* **What you should do**
From the entries below, copy every line that holds the word "this".

## start Listed records

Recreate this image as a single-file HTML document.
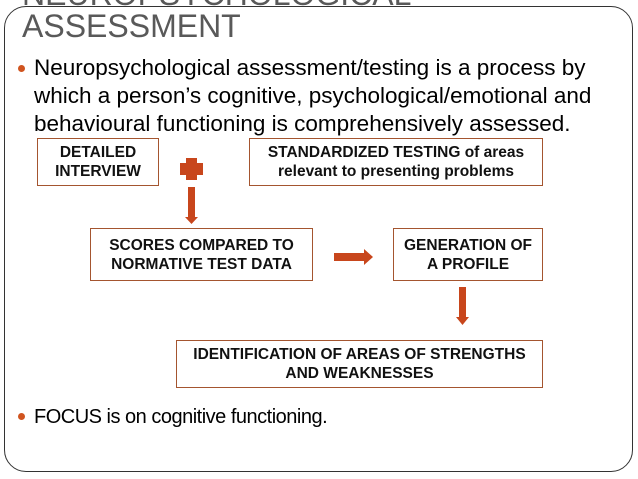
<!DOCTYPE html>
<html><head><meta charset="utf-8"><style>
body{margin:0;width:638px;height:479px;background:#fff;position:relative;overflow:hidden;font-family:"Liberation Sans",Arial,sans-serif}
.frame{position:absolute;left:4px;top:6px;width:627px;height:464px;border:1px solid #333;border-radius:22px}
.t{position:absolute;left:22px;color:#595959;font-size:32px;white-space:nowrap}
.b{position:absolute;left:34px;font-size:22.5px;color:#000;line-height:28px;white-space:nowrap}
.dot{position:absolute;left:18px;width:7px;height:7px;border-radius:50%;background:#d0541f}
.box{position:absolute;border:1px solid #a4552f;box-sizing:border-box;display:flex;align-items:center;justify-content:center;text-align:center;font-weight:bold;font-size:15.5px;line-height:19px;color:#111;white-space:nowrap}
.o{position:absolute;background:#c8461c}
</style></head><body>
<div class="frame"></div>
<div class="t" style="top:-24px">NEUROPSYCHOLOGICAL</div>
<div class="t" style="top:8px">ASSESSMENT</div>
<div class="dot" style="top:65px"></div>
<div class="b" style="top:54px">Neuropsychological assessment/testing is a process by<br>which a person’s cognitive, psychological/emotional and<br>behavioural functioning is comprehensively assessed.</div>
<div class="box" style="left:37px;top:138px;width:122px;height:48px">DETAILED<br>INTERVIEW</div>
<div class="box" style="left:249px;top:138px;width:294px;height:48px">STANDARDIZED TESTING of areas<br>relevant to presenting problems</div>
<div class="box" style="left:90px;top:228px;width:223px;height:53px">SCORES COMPARED TO<br>NORMATIVE TEST DATA</div>
<div class="box" style="left:393px;top:228px;width:150px;height:53px">GENERATION OF<br>A PROFILE</div>
<div class="box" style="left:176px;top:340px;width:367px;height:48px">IDENTIFICATION OF AREAS OF STRENGTHS<br>AND WEAKNESSES</div>
<div class="o" style="left:186px;top:158px;width:11px;height:22px"></div>
<div class="o" style="left:180px;top:163px;width:23px;height:12px"></div>
<div class="o" style="left:188px;top:187px;width:7px;height:31px"></div>
<svg style="position:absolute;left:0;top:0" width="638" height="479">
<polygon points="185,217 198,217 191.5,224" fill="#c8461c"/>
<rect x="334" y="253" width="30" height="8" fill="#c8461c"/>
<polygon points="364,249 373,257 364,265" fill="#c8461c"/>
<rect x="459" y="287" width="7" height="31" fill="#c8461c"/>
<polygon points="456,317 469,317 462.5,325" fill="#c8461c"/>
</svg>
<div class="dot" style="top:413px"></div>
<div class="b" style="top:403px;font-size:20px;letter-spacing:-0.5px">FOCUS is on cognitive functioning.</div>
</body></html>
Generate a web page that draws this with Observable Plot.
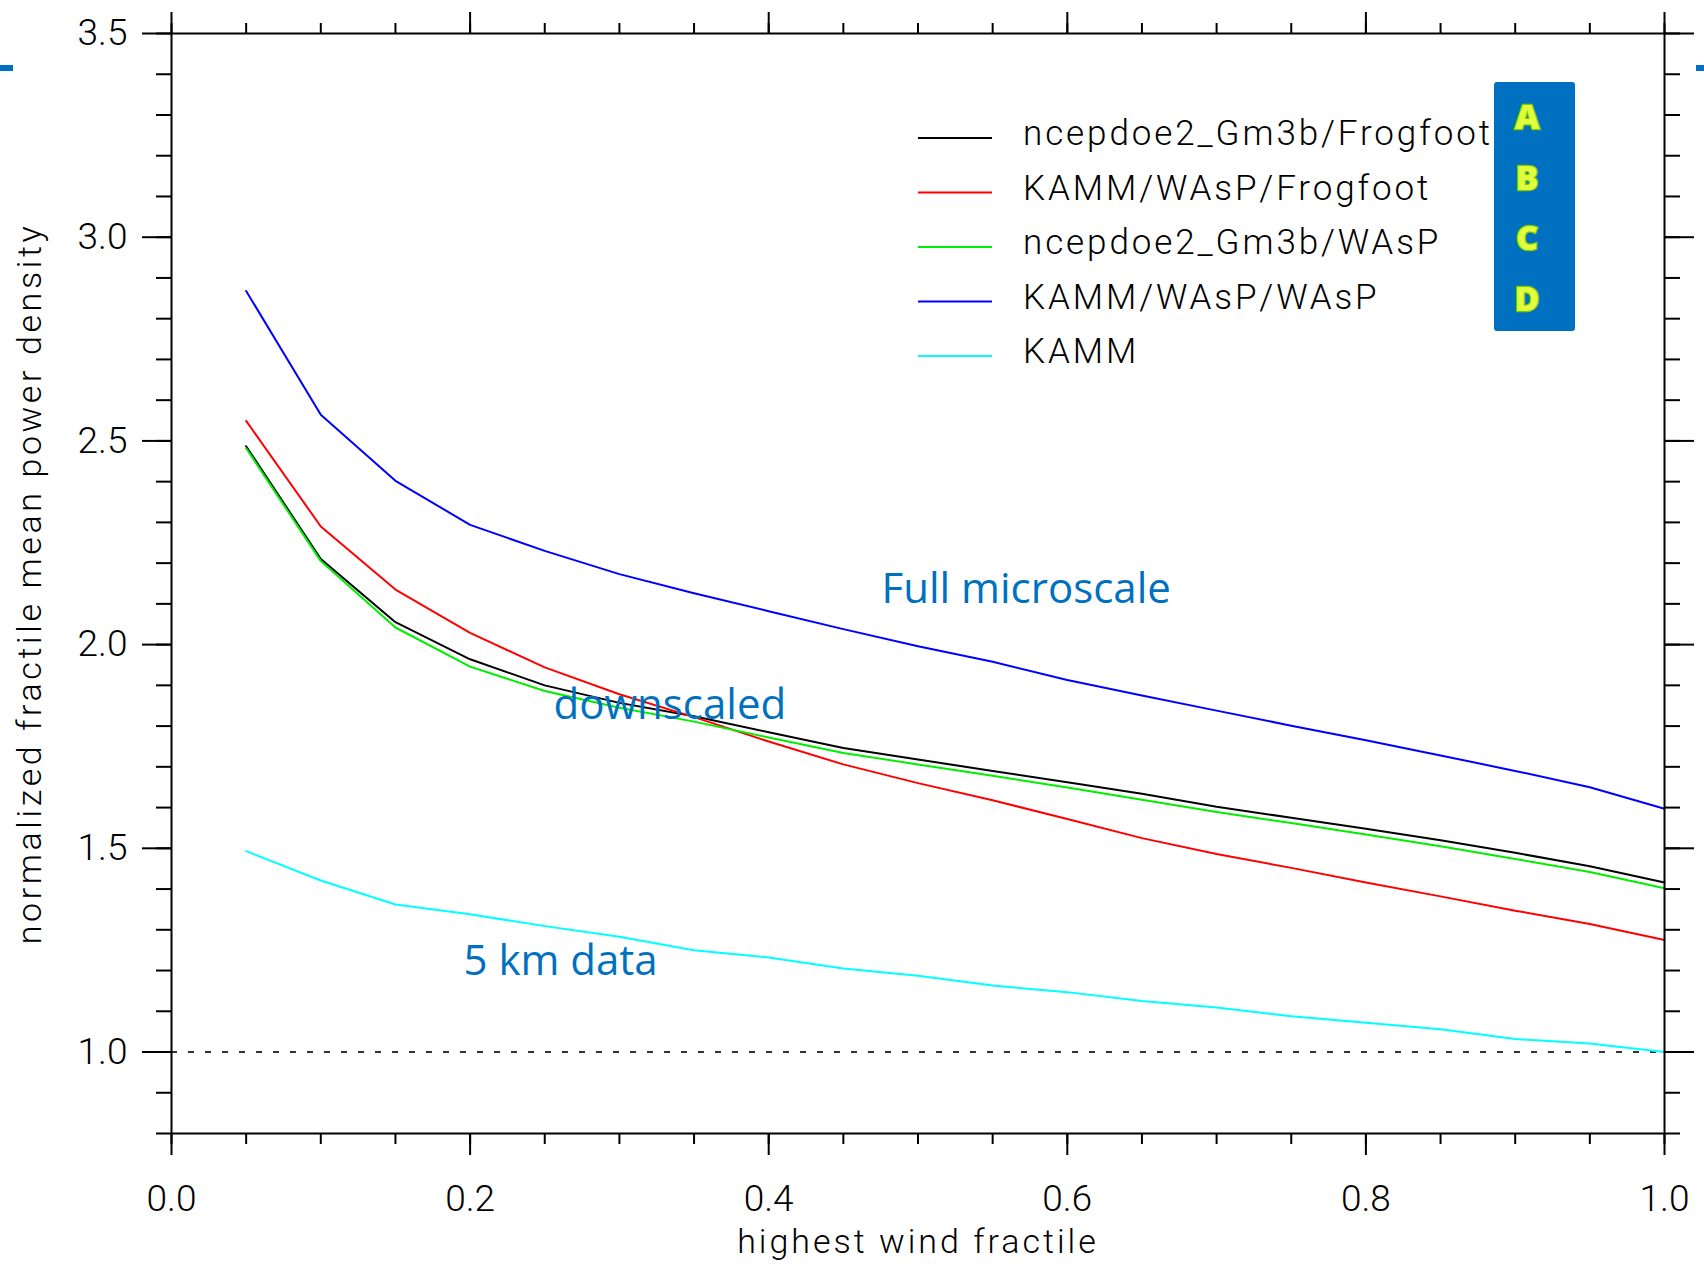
<!DOCTYPE html>
<html><head><meta charset="utf-8">
<script src="https://cdn.jsdelivr.net/npm/d3@7"></script>
<script src="https://cdn.jsdelivr.net/npm/@observablehq/plot@0.6"></script>
<style>
html,body{margin:0;padding:0;background:#fff;}
#wrap{position:relative;width:1704px;height:1265px;overflow:hidden;background:#fff;}
#overlay{position:absolute;left:0;top:0;pointer-events:none;}
.edge{position:absolute;background:#0070C0;height:6px;top:65px;}
</style></head><body><div id="wrap"></div>
<script>
// ---- data ----
const fractile = [0.05,0.10,0.15,0.20,0.25,0.30,0.35,0.40,0.45,0.50,0.55,0.60,0.65,0.70,0.75,0.80,0.85,0.90,0.95,1.00];
const seriesNames = ["ncepdoe2_Gm3b/Frogfoot","KAMM/WAsP/Frogfoot","ncepdoe2_Gm3b/WAsP","KAMM/WAsP/WAsP","KAMM"];
const seriesColors = ["#000000","#ff0000","#00ee00","#0000ff","#00ffff"];
const ncepFrogfoot = [2.487,2.210,2.055,1.964,1.900,1.857,1.824,1.785,1.746,1.718,1.690,1.662,1.634,1.602,1.575,1.548,1.520,1.489,1.456,1.416];
const kammWaspFrogfoot = [2.549,2.290,2.135,2.029,1.944,1.878,1.822,1.762,1.706,1.660,1.618,1.572,1.525,1.486,1.452,1.416,1.382,1.347,1.314,1.275];
const ncepWasp = [2.482,2.205,2.042,1.946,1.886,1.845,1.811,1.772,1.734,1.706,1.678,1.649,1.619,1.589,1.562,1.534,1.505,1.474,1.442,1.402];
const kammWaspWasp = [2.868,2.564,2.402,2.294,2.230,2.173,2.126,2.082,2.038,1.996,1.958,1.913,1.875,1.838,1.801,1.765,1.728,1.690,1.650,1.597];
const kamm = [1.493,1.421,1.362,1.338,1.309,1.283,1.250,1.232,1.205,1.187,1.163,1.147,1.125,1.109,1.088,1.072,1.056,1.032,1.021,1.000];
const seriesValues = [ncepFrogfoot,kammWaspFrogfoot,ncepWasp,kammWaspWasp,kamm];
const referenceLevel = [1.0];
const xMajorTicks = [0,0.2,0.4,0.6,0.8,1.0];
const xMinorTicks = [0,0.05,0.1,0.15,0.2,0.25,0.3,0.35,0.4,0.45,0.5,0.55,0.6,0.65,0.7,0.75,0.8,0.85,0.9,0.95,1.0];
const yMajorTicks = [1.0,1.5,2.0,2.5,3.0,3.5];
const yMinorTicks = [0.8,0.9,1.0,1.1,1.2,1.3,1.4,1.5,1.6,1.7,1.8,1.9,2.0,2.1,2.2,2.3,2.4,2.5,2.6,2.7,2.8,2.9,3.0,3.1,3.2,3.3,3.4,3.5];
const xTitle = "highest wind fractile";
const yTitle = "normalized fractile mean power density";
const boxLetters = ["A","B","C","D"];
const annotationTexts = ["Full microscale","downscaled","5 km data"];

// ---- build ----
const rows = [];
seriesNames.forEach((name,i)=>fractile.forEach((f,j)=>rows.push({series:name,fractile:f,value:seriesValues[i][j]})));

const W = 1704, H = 1265;
const axisFont = "Roboto, 'DejaVu Sans', sans-serif";
const annFont = "'Open Sans', sans-serif";
const fmt = d => d.toFixed(1);
const blank = () => "";

const chart = Plot.plot({
  width: W, height: H,
  marginLeft: 171, marginRight: 40, marginTop: 33, marginBottom: 132,
  x: {domain: [0,1], label: null},
  y: {domain: [0.8,3.5], label: null},
  color: {domain: seriesNames, range: seriesColors},
  style: {fontFamily: axisFont, fontWeight: 300, fontSize: "37px", background: "white", color: "black", overflow: "visible"},
  marks: [
    Plot.ruleY(referenceLevel, {stroke: "#333", strokeWidth: 2, strokeDasharray: "6,11"}),
    ...seriesNames.map(name => Plot.line(rows.filter(r => r.series === name), {x: "fractile", y: "value", stroke: "series", strokeWidth: 2})),
    Plot.axisX(xMajorTicks, {anchor: "bottom", tickSize: 22, tickPadding: 29, tickFormat: fmt, strokeWidth: 2, label: null}),
    Plot.axisX(xMinorTicks, {anchor: "bottom", tickSize: 11, tickFormat: blank, strokeWidth: 2, label: null}),
    Plot.axisX(xMajorTicks, {anchor: "top", tickSize: 22, tickFormat: blank, strokeWidth: 2, label: null}),
    Plot.axisX(xMinorTicks, {anchor: "top", tickSize: 11, tickFormat: blank, strokeWidth: 2, label: null}),
    Plot.axisY(yMajorTicks, {anchor: "left", tickSize: 29, tickPadding: 15, tickFormat: fmt, strokeWidth: 2, label: null}),
    Plot.axisY(yMinorTicks, {anchor: "left", tickSize: 15, tickFormat: blank, strokeWidth: 2, label: null}),
    Plot.axisY(yMajorTicks, {anchor: "right", tickSize: 29, tickFormat: blank, strokeWidth: 2, label: null}),
    Plot.axisY(yMinorTicks, {anchor: "right", tickSize: 15, tickFormat: blank, strokeWidth: 2, label: null}),
    Plot.frame({stroke: "black", strokeWidth: 2}),
    Plot.text([xTitle], {text: d => d, frameAnchor: "bottom", textAnchor: "middle", dy: 109, lineAnchor: "middle", fontSize: 34, fill: "black"}),
    Plot.text([yTitle], {text: d => d, frameAnchor: "left", textAnchor: "middle", dx: -141, rotate: -90, lineAnchor: "middle", fontSize: 34, fill: "black"}),
    Plot.text([annotationTexts[0]], {x: 0.4756, y: 2.102, text: d => d, textAnchor: "start", lineAnchor: "bottom", fill: "#0070C0", fontSize: 42, fontWeight: 400, fontFamily: annFont}),
    Plot.text([annotationTexts[1]], {x: 0.2559, y: 1.818, text: d => d, textAnchor: "start", lineAnchor: "bottom", fill: "#0070C0", fontSize: 42, fontWeight: 400, fontFamily: annFont}),
    Plot.text([annotationTexts[2]], {x: 0.1956, y: 1.190, text: d => d, textAnchor: "start", lineAnchor: "bottom", fill: "#0070C0", fontSize: 42, fontWeight: 400, fontFamily: annFont})
  ]
});

const wrap = document.getElementById("wrap");
wrap.appendChild(chart);
d3.select(chart).selectAll("text").filter(function(){ return this.textContent === xTitle; }).style("letter-spacing", "3px");
d3.select(chart).selectAll("text").filter(function(){ return this.textContent === yTitle; }).style("letter-spacing", "3.6px");

// ---- overlay: legend + letter box ----
const ov = d3.select(wrap).append("svg").attr("id","overlay").attr("width", W).attr("height", H);
const legY0 = 138, legStep = 54.5;
seriesNames.forEach((name,i)=>{
  const y = legY0 + i*legStep;
  ov.append("line").attr("x1",918).attr("x2",992).attr("y1",y).attr("y2",y).attr("stroke",seriesColors[i]).attr("stroke-width",2);
  ov.append("text").attr("x",1023).attr("y",y+7).text(name)
    .attr("font-family",axisFont).attr("font-weight",300).attr("font-size",35).attr("letter-spacing","2.9px").attr("fill","black");
});
ov.append("rect").attr("x",1494).attr("y",82).attr("width",81).attr("height",249).attr("rx",3).attr("fill","#0070C0");
boxLetters.forEach((L,i)=>{
  ov.append("text").attr("x",1527).attr("y",117 + i*60.5).attr("dy","0.36em").attr("text-anchor","middle")
    .text(L).attr("font-family",annFont).attr("font-weight",800).attr("font-size",34)
    .attr("fill","#E0FF3C").attr("stroke","#78C800").attr("stroke-width",2.5).attr("paint-order","stroke");
});
// slide edge marks
wrap.insertAdjacentHTML("beforeend", '<div class="edge" style="left:0;width:13px"></div><div class="edge" style="left:1696px;width:8px"></div>');
</script></body></html>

## end Listed records

* **Expected output**
Recreate this image as a single-file HTML document.
Generate a web page that draws this with Observable Plot.
d3.select(chart).selectAll("text").filter(function(){ return this.textContent === xTitle; }).style("letter-spacing", "3px");
d3.select(chart).selectAll("text").filter(function(){ return this.textContent === yTitle; }).style("letter-spacing", "3.6px");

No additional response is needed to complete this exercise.